Refer to the latest release for installation instructions.
The development version can be installed using cargo
cargo install --git https://github.com/CCICB/scarscape
Prepare a manifest CSV with the following columns:
- sample: Unique sample identifier (must match SNV VCF identifiers)
- snv: Path to SNV/INDEL VCF (bgzipped and indexed via
tabix -p vcf path/to/vcf.gz
) - sv: Path to structural variant VCF (one entry per breakend)
- cnv: Path to copy number TSV (must include:
chromosome
,start
(1-based),end
(inclusive),copyNumber
,minorAlleleCopyNumber
)
Note: Each sample must have at least one file type specified (snv, sv, or cnv).
scarseek --manifest <path_to_manifest.csv> --genome hg38
The metrics captured by ScarScape are carefully chosen to reflect diverse tumorigenic mechanisms, so that downstream analyses stand the best chance of mapping these features back to their aetiological processes.
To characterise B & T cell-derived tumors, which may be driven by endogenous mutagenic enzymes (e.g., RAG for VDJ rearrangement, APOBEC for hypermutation), ScarScape quantifies:
- SV counts in VDJ regions to (hopefully) reveal bias towards IG loci in B cell tumours and TCR loci in T cells)
- Somatic hypermutation of IG/TCR loci (a B cells-specific process)

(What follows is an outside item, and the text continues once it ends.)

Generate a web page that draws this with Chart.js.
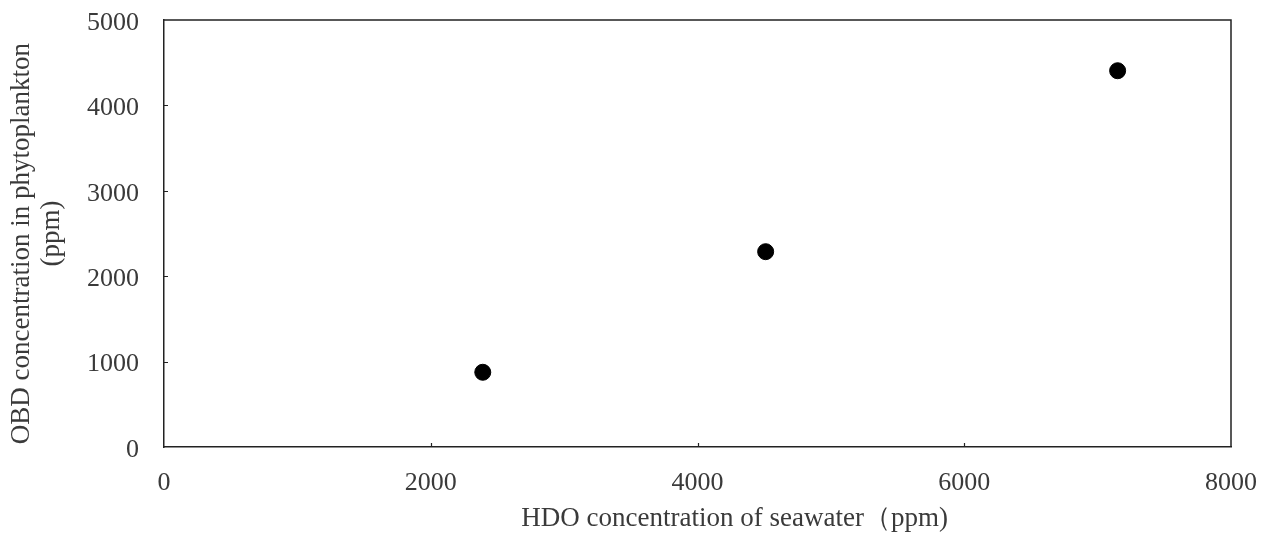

- Total SV mutation count for normalisation and detection of SV hypermutated samples.
Each sample produces an <sample>.svcounts.csv
file with the following columns:
Column | Description |
---|---|
sample | Sample identifier |
total | Total SV count (pass + fail) |
pass | Count of pass SVs |
fail | Count of fail SVs |
igtcr | SVs in IG or TCR regions |
igh | SVs in IGH loci (BCR) |
igk | SVs in IGK loci (BCR) |
igl | SVs in IGL loci (BCR) |
tra | SVs in TRA loci (TCR) |
trb | SVs in TRB loci (TCR) |
trd | SVs in TRD loci (TCR) |
trg | SVs in TRG loci (TCR) |